When Ahed Tamimi was brought before a judge in the military court in Ofer for continued detention, she kept her back straight and her head up. The soldiers and police surrounding her served as staging. Foreign journalists in the courtroom gave a high-five to the girl from Nabi Saleh whose face then adorned news sites the world over for many days.
A picture of Ahed’s proud face as she looked at the judges led the BBC to report that the girl is viewed as a heroine by the Palestinians. The Atlantic did a story on Ahed under the headline “A symbol of the Palestinian resistance for the internet age.” CNN asked if Tamimi was a Palestinian heroine or dedicated troublemaker. Ahed became a Palestinian symbol who turned the spotlight on the Israeli occupation in the West Bank and on the military court system it operates there. Now there is no way that Israel can emerge from this affair with the upper hand.
Even the culture sections in newspapers featured the Tamimi case. On Jan. 23, Liberman instructed Army Radio not to play Yehonatan Geffen songs, because Geffen had written a new song in which he compared the Palestinian girl to Anne Frank and Hannah Szenes, a Jewish parachutist executed by the Nazis. This new skirmish put Ahed at the top of the news agenda for another week.
Thus, almost every day for five weeks, coverage intensified of the new Palestinian symbol, a symbol that Israel created itself, with its own hands. All that remains is to watch with amazement the ineptness of politicians trying to detract from Ahed Tamimi’s legitimacy, but all the while producing the opposite result. After the mistakes made in the criminal, legal, media and cultural spheres, diplomacy's turn came to jump on the bandwagon.
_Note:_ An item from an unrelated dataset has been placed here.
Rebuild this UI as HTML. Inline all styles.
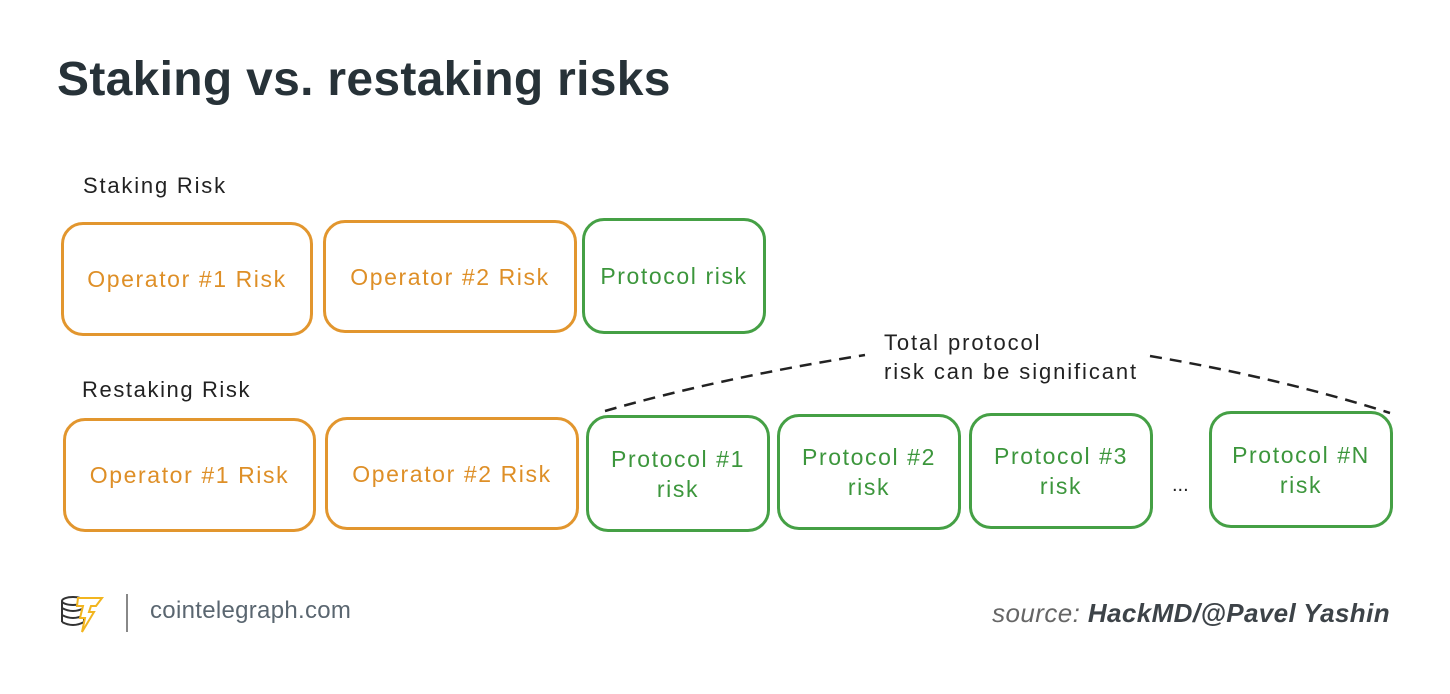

Michael Oren, the former Israeli ambassador to Washington and the current deputy minister, who is “responsible for diplomacy” in the prime minister’s office, told Haaretz that he wanted to hold a discussion in the Knesset on the issue of whether the Tamimi's are a “real” Palestinian family or if they are professional actors.
According to Oren, when he headed a classified subcommittee of the Foreign Affairs and Defense Committee about two years ago, a theory circulated that the Tamimi family recruits European-looking children to star in staged Palestinian protest films. “Members of the family were chosen for their appearance,” Oren claimed. “Blond, blue-eyed and light-skinned. Also clothing. A real costume. American dress in every respect, not Palestinian, with backward baseball caps. Even Europeans don’t wear backward baseball caps.” It was the perfect thing to say to keep the Tamimi story in the headlines, in Israel and around the world, for a few more days.
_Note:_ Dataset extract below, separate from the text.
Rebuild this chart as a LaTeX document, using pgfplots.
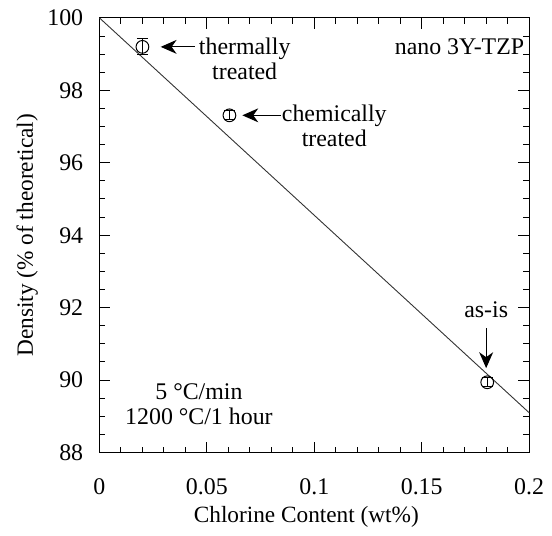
\documentclass[border=0pt]{standalone}
\usepackage{pgfplots}
\pgfplotsset{compat=1.18}
\usepackage{fontspec}
\setmainfont{Liberation Serif}
\usetikzlibrary{arrows.meta}
\begin{document}
\begin{tikzpicture}
\fontsize{12}{14}\selectfont
\begin{axis}[
  name=ax,
  scale only axis,
  width=216pt, height=218.5pt,
  xmin=0, xmax=0.2, ymin=88, ymax=100,
  xtick={0,0.05,0.1,0.15,0.2},
  xticklabels={0,0.05,0.1,0.15,0.2},
  ytick={88,90,...,100},
  minor x tick num=4,
  minor y tick num=3,
  tick align=inside,
  major tick length=5.5pt,
  minor tick length=3pt,
  tick style={black, line width=0.5pt},
  axis line style={line width=0.6pt},
  ticklabel style={font=\fontsize{12}{14}\selectfont},
  xticklabel style={yshift=-9pt},
  yticklabel style={xshift=-4pt},
  /pgf/number format/assume math mode=true,
  xlabel={Chlorine Content (wt\%)},
  ylabel={Density (\% of theoretical)},
  label style={font=\fontsize{11.7}{14}\selectfont},
  xlabel style={yshift=2.5pt, xshift=-4pt},
  ylabel style={yshift=-3.5pt},
  clip=false,
]
\addplot[black!80, line width=0.45pt, no marks] coordinates {(0,100) (0.2,89.1)};
\addplot[only marks, mark=o, mark size=3.2pt, mark options={line width=0.5pt}, black,
  error bars/.cd, y dir=both, y explicit, error mark options={rotate=90, mark size=2.8pt, line width=0.5pt}, error bar style={line width=0.5pt}]
  coordinates {
    (0.02,99.2) +- (0,0.22)
    (0.0605,97.31) +- (0,0.12)
    (0.1805,89.94) +- (0,0.12)
  };
\draw[-{Stealth[length=8pt,width=7pt,inset=2.5pt]}, line width=0.6pt] (axis cs:0.0444,99.2) -- (axis cs:0.0285,99.2);
\draw[-{Stealth[length=8pt,width=7pt,inset=2.5pt]}, line width=0.6pt] (axis cs:0.0843,97.31) -- (axis cs:0.0665,97.31);
\draw[-{Stealth[length=8pt,width=7pt,inset=2.5pt]}, line width=0.6pt] (axis cs:0.18,91.43) -- (axis cs:0.18,90.33);
\node[align=center, inner sep=0pt, font=\fontsize{12}{12.6}\selectfont] at (axis cs:0.0676,98.88) {thermally\\treated};
\node[align=center, inner sep=0pt, font=\fontsize{12}{12.6}\selectfont] at (axis cs:0.1093,97.03) {chemically\\treated};
\node[inner sep=0pt, font=\fontsize{12}{14}\selectfont] at (axis cs:0.18,91.93) {as-is};
\node[inner sep=0pt, font=\fontsize{12}{14}\selectfont] at (axis cs:0.1676,99.2) {nano 3Y-TZP};
\node[align=center, inner sep=0pt, font=\fontsize{12}{12.6}\selectfont] at (axis cs:0.0463,89.33) {5 °C/min\\1200 °C/1 hour};
\end{axis}
\path ([xshift=-50pt,yshift=-36pt]ax.south west) rectangle ([xshift=10pt,yshift=9pt]ax.north east);
\end{tikzpicture}
\end{document}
Such mistakes are being made more than 17 years after the France 2 television network documented the death of a Palestinian boy at the beginning of the second intifada, on Sept. 30, 2000. The child, Muhammad al-Durrah, became the symbol of the uprising. For many long years, Israel waged a fight against the recording with the goal of proving that the child, shot while taking cover with his father, was not killed by IDF fire but by shots fired by Palestinians.
Innumerable terror attacks and thousands of deaths characterized the second intifada, but Israel’s obsessive fixation on the Durrah footage etched Muhammad’s image in the global collective memory. So, too, with the Ahed Tamimi affair. The slap Tamimi delivered to the face of an Israeli soldier could have been forgotten a day after it occurred, but when it comes to the international media, Israel repeatedly gets hit, but never learns its lesson.